Faced the same issue as the OP and kept getting a ton of errors in the logs after the update in mid December 2023. ZHA would initialize but there was a tremendous lag between action and response. e,g, if i turn on a switch its would respond after like 2 mins. Even reinstalled the entire OS to eliminate issue with any add-ons but the issue started again. Reverted back to the last backup I had - 2023.12.1 and it is not flooding the logs with errors and everything functions correctly.

Hope there is a fix soon.

Also, wonder how to test any new updates as it just is a cumbersome process going back to the working version (incase the new update does not have the issues resolved) as I have to re-add all the switches.

Update: new version 2.4.4 still broken for me. :frowning:

1 Like

Yes, the Multiprotocol update in Jan broke something. My zigbee Devices randomly dropout. A restart is required to fix.

2024-02-24 14:37:46.534 ERROR (MainThread) [bellows.uart] Lost serial connection: ConnectionResetError(‘Remote server closed connection’)

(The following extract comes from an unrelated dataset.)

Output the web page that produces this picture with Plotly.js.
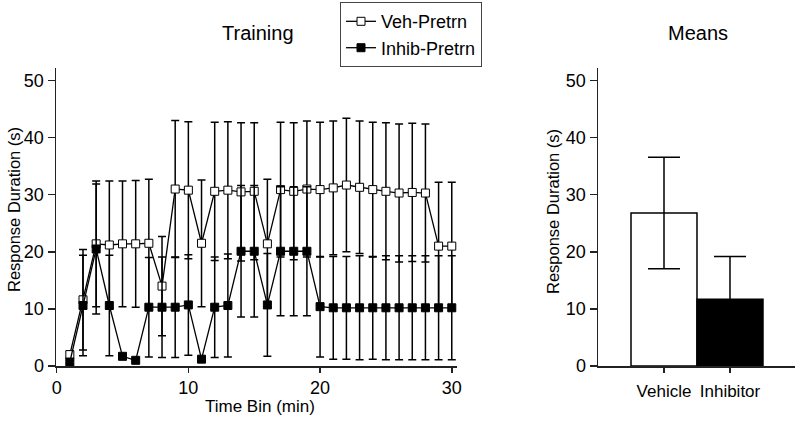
<!DOCTYPE html>
<html>
<head>
<meta charset="utf-8">
<script src="https://cdn.plot.ly/plotly-3.0.1.min.js"></script>
<style>html,body{margin:0;padding:0;background:#fff;}#chart{width:800px;height:421px;}</style>
</head>
<body>
<div id="chart"></div>
<script>
// Training time course (time bin in minutes)
var timeBins = [1,2,3,4,5,6,7,8,9,10,11,12,13,14,15,16,17,18,19,20,21,22,23,24,25,26,27,28,29,30];
var vehMean = [2.0,11.6,21.4,21.2,21.4,21.4,21.5,14.0,31.0,30.8,21.5,30.6,30.8,30.5,30.6,21.4,30.9,30.6,31.0,30.9,31.2,31.7,31.3,30.9,30.6,30.3,30.4,30.3,21.0,21.0];
var vehErr  = [0.6,8.8,11.0,11.2,11.0,11.1,11.2,8.7,12.0,12.0,11.1,12.1,12.0,12.1,12.0,11.3,11.8,12.0,11.9,11.8,11.7,11.7,11.6,11.8,12.0,12.1,12.1,12.1,11.2,11.2];
var inhMean = [0.7,10.6,20.5,10.6,1.7,1.0,10.3,10.3,10.3,10.7,1.2,10.3,10.6,20.1,20.1,10.7,20.1,20.1,20.1,10.4,10.2,10.2,10.2,10.2,10.2,10.2,10.2,10.2,10.2,10.2];
var inhErr  = [0.3,8.8,11.4,8.8,0.5,0.3,8.7,8.8,8.8,8.8,0.3,8.8,9.0,11.5,11.5,9.0,11.3,11.3,11.3,8.8,9.0,9.0,9.1,9.0,9.1,9.1,9.1,9.1,9.1,9.1];

// Means panel
var meanCategories = ['Vehicle','Inhibitor'];
var meanValues = [26.8, 11.7];
var meanErr = [9.75, 7.5];
var barColors = ['#ffffff','#000000'];

var FONT = 'Liberation Sans, Arial, Helvetica, sans-serif';

var traces = [
  {
    x: timeBins, y: vehMean, name: 'Veh-Pretrn', type: 'scatter', mode: 'lines+markers',
    xaxis: 'x', yaxis: 'y', cliponaxis: false,
    line: {color: '#000', width: 1.3},
    marker: {symbol: 'square', size: 8, color: '#fff', line: {color: '#000', width: 1}},
    error_y: {type: 'data', array: vehErr, visible: true, color: '#000', thickness: 1.5, width: 4}
  },
  {
    x: timeBins, y: inhMean, name: 'Inhib-Pretrn', type: 'scatter', mode: 'lines+markers',
    xaxis: 'x', yaxis: 'y', cliponaxis: false,
    line: {color: '#000', width: 1.3},
    marker: {symbol: 'square', size: 8, color: '#000', line: {color: '#000', width: 1}},
    error_y: {type: 'data', array: inhErr, visible: true, color: '#000', thickness: 1.5, width: 4}
  },
  {
    x: meanCategories, y: meanValues, type: 'bar', xaxis: 'x2', yaxis: 'y2', showlegend: false,
    marker: {color: barColors, line: {color: '#000', width: 1.5}},
    error_y: {type: 'data', array: meanErr, visible: true, color: '#000', thickness: 1.5, width: 16}
  }
];

var axisCommon = {
  showline: true, linecolor: '#222', linewidth: 1.5, showgrid: false, zeroline: false,
  ticks: 'outside', ticklen: 7, tickwidth: 1.5, tickcolor: '#222',
  tickfont: {family: FONT, size: 18, color: '#000'}, fixedrange: true
};

function ax(extra) { return Object.assign({}, axisCommon, extra); }

var layout = {
  width: 800, height: 421,
  margin: {l: 0, r: 0, t: 0, b: 0},
  paper_bgcolor: '#fff', plot_bgcolor: '#fff',
  font: {family: FONT, color: '#000'},
  showlegend: true,
  bargap: 0,
  legend: {
    x: 0.425, y: 0.995, xanchor: 'left', yanchor: 'top',
    bordercolor: '#444', borderwidth: 1, bgcolor: '#fff',
    font: {family: FONT, size: 18, color: '#000'},
    itemwidth: 30, tracegroupgap: 0
  },
  xaxis: ax({domain: [0.07, 0.5713], range: [-0.05, 30.4], tickvals: [0,10,20,30], anchor: 'y', ticklen: 5}),
  yaxis: ax({domain: [0.1306, 0.8385], range: [0, 52.2], tickvals: [0,10,20,30,40,50], anchor: 'x'}),
  xaxis2: ax({domain: [0.7475, 0.99375], range: [-1, 1.985], type: 'category', anchor: 'y2',
              ticklen: 5, ticklabelstandoff: 4, tickfont: {family: FONT, size: 17, color: '#000'}}),
  yaxis2: ax({domain: [0.1306, 0.8385], range: [0, 52.2], tickvals: [0,10,20,30,40,50], anchor: 'x2'}),
  annotations: [
    {text: 'Training', xref: 'paper', yref: 'paper', x: 258/800, y: 1 - 33/421, xanchor: 'center', yanchor: 'middle', showarrow: false, font: {family: FONT, size: 20, color: '#000'}},
    {text: 'Means', xref: 'paper', yref: 'paper', x: 698/800, y: 1 - 33/421, xanchor: 'center', yanchor: 'middle', showarrow: false, font: {family: FONT, size: 20, color: '#000'}},
    {text: 'Time Bin (min)', xref: 'paper', yref: 'paper', x: 260/800, y: 1 - 406/421, xanchor: 'center', yanchor: 'middle', showarrow: false, font: {family: FONT, size: 17, color: '#000'}},
    {text: 'Response Duration (s)', xref: 'paper', yref: 'paper', x: 14/800, y: 1 - 210/421, xanchor: 'center', yanchor: 'middle', textangle: -90, showarrow: false, font: {family: FONT, size: 16.5, color: '#000'}},
    {text: 'Response Duration (s)', xref: 'paper', yref: 'paper', x: 553/800, y: 1 - 212/421, xanchor: 'center', yanchor: 'middle', textangle: -90, showarrow: false, font: {family: FONT, size: 16.5, color: '#000'}}
  ]
};

Plotly.newPlot('chart', traces, layout, {staticPlot: true, displayModeBar: false});
</script>
</body>
</html>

2024-02-24 14:37:46.536 ERROR (MainThread) [bellows.ezsp] NCP entered failed state. Requesting APP controller restart

2024-02-24 14:37:46.550 WARNING (MainThread) [homeassistant.helpers.dispatcher] Unable to remove unknown dispatcher <bound method GroupProbe._reprobe_group of <homeassistant.components.zha.core.discovery.GroupProbe object at 0x7f72dd9250>>

I am having this issue too. I just expected it to resolve itself, but a few months on I’m less sure. Have you found a fix?

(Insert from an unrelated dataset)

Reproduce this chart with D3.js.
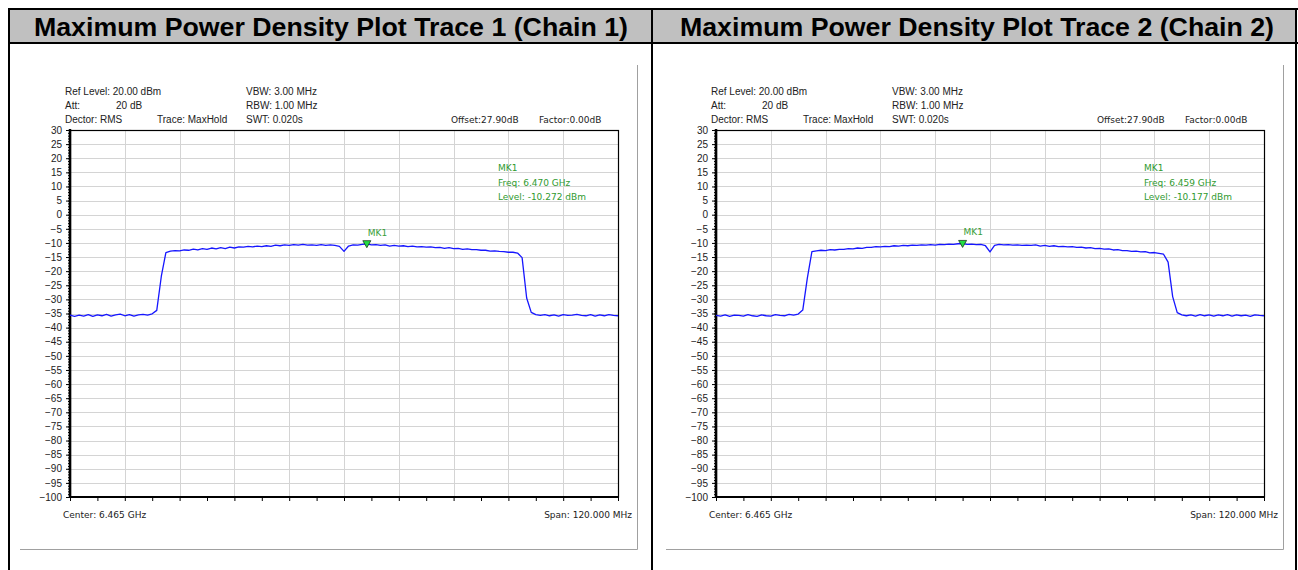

I’m having the same issue with Sonoff Bridge running Tasmota FW. restarting HA make it work for ~24H but it ultimately fails.

How did you solve the problem? I have a similar issue.

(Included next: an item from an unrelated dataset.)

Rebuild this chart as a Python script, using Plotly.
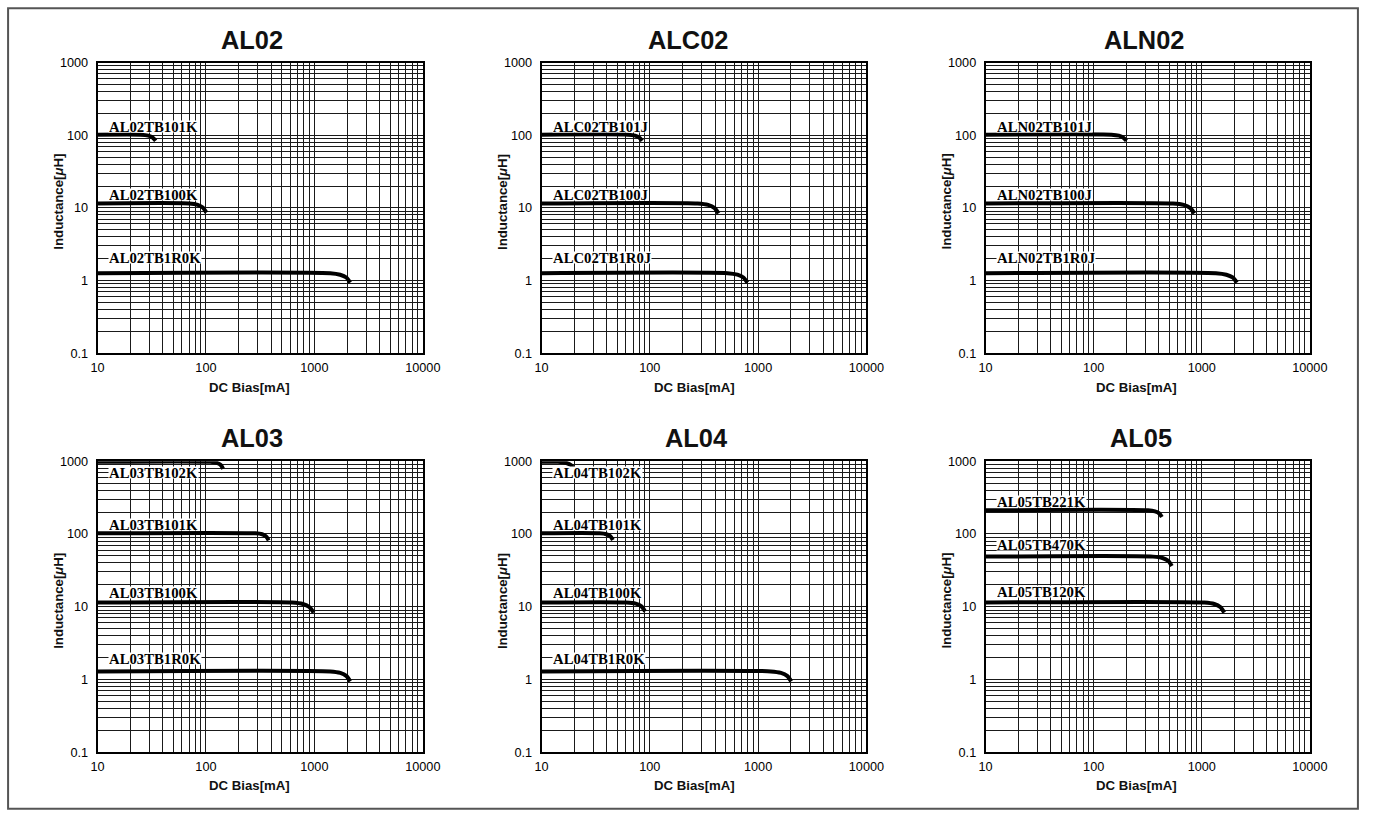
import math
import plotly.graph_objects as go

W, H = 1377, 817

# ---------------- data ----------------
panel_titles = ["AL02", "ALC02", "ALN02", "AL03", "AL04", "AL05"]

al02_names = ["AL02TB101K", "AL02TB100K", "AL02TB1R0K"]
al02_x = [[10, 25, 29.4, 32.3, 34.4], [10, 70, 84, 93.5, 101], [10, 1400, 1730, 1970, 2140]]
al02_y = [[102, 102, 99, 93, 84], [11.5, 11.5, 11.0, 10.1, 8.6], [1.26, 1.26, 1.20, 1.10, 0.935]]

alc02_names = ["ALC02TB101J", "ALC02TB100J", "ALC02TB1R0J"]
alc02_x = [[10, 63, 73, 80, 85], [10, 276, 345, 394, 431], [10, 521, 644, 731, 796]]
alc02_y = [[102, 102, 99, 93, 84], [11.5, 11.5, 11.0, 10.0, 8.4], [1.26, 1.26, 1.20, 1.10, 0.935]]

aln02_names = ["ALN02TB101J", "ALN02TB100J", "ALN02TB1R0J"]
aln02_x = [[10, 146, 171, 188, 201], [10, 541, 680, 780, 855], [10, 1352, 1690, 1932, 2114]]
aln02_y = [[102, 102, 99, 93, 84], [11.5, 11.5, 11.0, 10.0, 8.4], [1.26, 1.26, 1.20, 1.10, 0.935]]

al03_names = ["AL03TB102K", "AL03TB101K", "AL03TB100K", "AL03TB1R0K"]
al03_x = [[10, 110, 126, 137, 144], [10, 286, 330, 359, 379], [10, 622, 783, 898, 985],
          [10, 1402, 1734, 1968, 2143]]
al03_y = [[981, 981, 950, 889, 787], [102, 102, 99, 92.5, 81.7], [11.4, 11.4, 10.9, 9.9, 8.3],
          [1.29, 1.29, 1.23, 1.12, 0.94]]

al04_names = ["AL04TB102K", "AL04TB101K", "AL04TB100K", "AL04TB1R0K"]
al04_x = [[10, 14.2, 17.0, 18.8, 20.2], [10, 34.4, 39.6, 43.2, 45.6], [10, 60.5, 74, 83.6, 90.5],
          [10, 1309, 1626, 1854, 2023]]
al04_y = [[981, 981, 946, 879, 769], [102, 102, 99, 93, 82.4], [11.4, 11.4, 11.0, 10.1, 8.6],
          [1.29, 1.29, 1.23, 1.12, 0.94]]

al05_names = ["AL05TB221K", "AL05TB470K", "AL05TB120K"]
al05_x = [[10, 318, 369, 404, 428], [10, 354, 433, 489, 529], [10, 1057, 1306, 1483, 1615]]
al05_y = [[211, 211, 204, 192, 171], [48.8, 48.8, 46.7, 42.7, 36.2], [11.4, 11.4, 10.9, 9.9, 8.3]]

x_tick_vals = [10, 100, 1000, 10000]
x_tick_text = ["10", "100", "1000", "10000"]
y_tick_vals = [0.1, 1, 10, 100, 1000]
y_tick_text = ["0.1", "1", "10", "100", "1000"]

x_title = "DC Bias[mA]"
y_title = "Inductance[<i>μ</i>H]"

# ---------------- layout helpers (target pixel positions) ----------------
# the photographed page is shrunk slightly and offset; compensate
SX, OX = 0.984, 6.0
SY, OY = 0.985, 6.5


def fx(p):
    return (p - OX) / SX / W


def fy(p):
    return 1 - (p - OY) / SY / H


def sz(v):
    return v / SX


col_l = [96.7, 541.7, 986.7]
col_r = [422.7, 867.3, 1311.7]
row_t = [62.3, 461.7]
row_b = [353.3, 753.3]

title_px = [252, 688, 1145, 252, 697, 1142]
title_py = [40, 438.5]
ytitle_px = [58, 503.3, 947.7]
ytitle_py = [201.7, 601.7]
xtitle_px = [249, 695, 1138]
xtitle_py = [388.3, 786.7]

label_dy = [
    [8.3, 9.3, 15],
    [8.3, 9.3, 15],
    [8.3, 9.3, 15],
    [-10.4, 9, 10, 12.3],
    [-10.4, 9, 10, 12.3],
    [8.3, 11.6, 11],
]

panels = [
    (al02_names, al02_x, al02_y),
    (alc02_names, alc02_x, alc02_y),
    (aln02_names, aln02_x, aln02_y),
    (al03_names, al03_x, al03_y),
    (al04_names, al04_x, al04_y),
    (al05_names, al05_x, al05_y),
]

minor_x = [m * 10 ** e for e in range(1, 4) for m in range(2, 10)]
minor_y = [m * 10.0 ** e for e in range(-1, 3) for m in range(2, 10)]

GRID = "#1a1a1a"
SANS = "Liberation Sans, Arial, sans-serif"
SERIF = "Liberation Serif, Times New Roman, serif"

fig = go.Figure()
layout = dict(
    width=W, height=H,
    margin=dict(l=0, r=0, t=0, b=0),
    paper_bgcolor="white", plot_bgcolor="white",
    showlegend=False,
    font=dict(family=SANS, size=12, color="black"),
)
annotations = []
ids = ["", "2", "3", "4", "5", "6"]

for i, (names, xs, ys) in enumerate(panels):
    r, c = divmod(i, 3)
    sid = ids[i]
    xa, ya = "xaxis" + sid, "yaxis" + sid
    axis_common = dict(
        showgrid=True, gridcolor=GRID, gridwidth=1.15,
        showline=True, mirror=True, linecolor="black", linewidth=1.6,
        ticks="",
        tickfont=dict(family=SANS, size=sz(12.5), color="black"),
        fixedrange=True,
    )
    layout[xa] = dict(
        type="log", range=[1, 4],
        domain=[fx(col_l[c]), fx(col_r[c])],
        anchor="y" + sid,
        tickmode="array", tickvals=x_tick_vals, ticktext=x_tick_text,
        minor=dict(tickmode="array", tickvals=minor_x, showgrid=True, gridcolor=GRID, gridwidth=1.15, ticks=""),
        ticklabelstandoff=2,
        **axis_common,
    )
    layout[ya] = dict(
        type="log", range=[-1, 3],
        domain=[fy(row_b[r]), fy(row_t[r])],
        anchor="x" + sid,
        tickmode="array", tickvals=y_tick_vals, ticktext=y_tick_text,
        minor=dict(tickmode="array", tickvals=minor_y, showgrid=True, gridcolor=GRID, gridwidth=1.15, ticks=""),
        ticklabelstandoff=5,
        **axis_common,
    )
    for k, (nm, xv, yv) in enumerate(zip(names, xs, ys)):
        fig.add_trace(go.Scatter(
            x=xv, y=yv, mode="lines", name=nm,
            xaxis="x" + sid, yaxis="y" + sid,
            line=dict(color="black", width=4, shape="spline", smoothing=0.7),
            hoverinfo="skip", cliponaxis=False,
        ))
        annotations.append(dict(
            x=math.log10(xv[0]), y=math.log10(yv[0]), xref="x" + sid, yref="y" + sid,
            text="<b>" + nm + "</b>", showarrow=False,
            xanchor="left", yanchor="middle", xshift=sz(10), yshift=sz(label_dy[i][k]),
            bgcolor="white", borderpad=0, height=sz(11),
            font=dict(family=SERIF, size=sz(14.5), color="black"),
        ))
    annotations.append(dict(
        x=fx(title_px[i]), y=fy(title_py[r]), xref="paper", yref="paper",
        text="<b>" + panel_titles[i] + "</b>", showarrow=False,
        xanchor="center", yanchor="middle",
        font=dict(family=SANS, size=sz(25), color="#111"),
    ))
    annotations.append(dict(
        x=fx(ytitle_px[c]), y=fy(ytitle_py[r]), xref="paper", yref="paper",
        text="<b>" + y_title + "</b>", showarrow=False, textangle=-90,
        xanchor="center", yanchor="middle",
        font=dict(family=SANS, size=sz(13), color="#111"),
    ))
    annotations.append(dict(
        x=fx(xtitle_px[c]), y=fy(xtitle_py[r]), xref="paper", yref="paper",
        text="<b>" + x_title + "</b>", showarrow=False,
        xanchor="center", yanchor="middle",
        font=dict(family=SANS, size=sz(13), color="#111"),
    ))

layout["annotations"] = annotations
layout["shapes"] = [dict(
    type="rect", xref="paper", yref="paper",
    x0=max(fx(6), 0.0008), x1=min(fx(1372), 0.9992), y0=max(fy(815), 0.0015), y1=min(fy(2), 0.9985),
    line=dict(color="#555", width=2), fillcolor="rgba(0,0,0,0)", layer="below",
)]
fig.update_layout(**layout)
fig.write_html(
    "out.html",
    config={"displayModeBar": False},
    post_script="document.body.style.margin='0';document.body.style.padding='0';document.body.style.overflow='hidden';",
)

Same issues here :frowning:
Any new informations?

I’m having this exact issue too now. What kind of corner cases are we?

Same issues for the pass months. Seems to crash very 3 or 4 days. Was more often, but I increase the memory on my vm (proxmox). No memory errors going on when the problem is happen (now), so I doubt this is the issue. I never really had a good looks logs, as I usually have to get things working ASAP (whats the expression the wife factor). I’ve been avoiding MQTT (why use it if you don’t need to?) but I might have to use this path.

It seems now, I need to reboot my vm to get zha work, it usually was just enough to restart within HA.

For me the problem went away once I disconnected (physically) 2 devices for which I could so increasing number of open sockets in netstat -an output. May want to start with checking with netstat first.

Aplogies, I don’t understant, what to look for int rhe outut of netstat

Active Internet connections (servers and established)
Proto Recv-Q Send-Q Local Address Foreign Address State
tcp 0 0 127.0.0.11:33445 0.0.0.0:* LISTEN
tcp 0 0 0.0.0.0:8099 0.0.0.0:* LISTEN
tcp 0 0 172.30.33.5:8099 172.30.32.2:56766 ESTABLISHED
udp 0 0 127.0.0.11:43476 0.0.0.0:*
Active UNIX domain sockets (servers and established)
Proto RefCnt Flags Type State I-Node Path
unix 2 [ ACC ] STREAM LISTENING 11897 s
unix 3 STREAM CONNECTED 1727971 /tmp/tmux-0/default
unix 3 STREAM CONNECTED 1727418
unix 2 [ ACC ] STREAM LISTENING 1666277 /tmp/tmux-0/default

What does this tell me?

In my last failure, I notice an error message when I hovered over the ! (could not find any messages in the log) that said “No usable address”. Searching on this I found

This seems to my problem, I tried this solution, and is working so far, a few hours, so does mean much yet. I still might switch to Z2M, I just picked up an POE zigbee SLZB-06 to start the change over.

apologies, for me the problem was actually another integration (wiz) that had affected ZHA. it looks like you’re facing a different issue.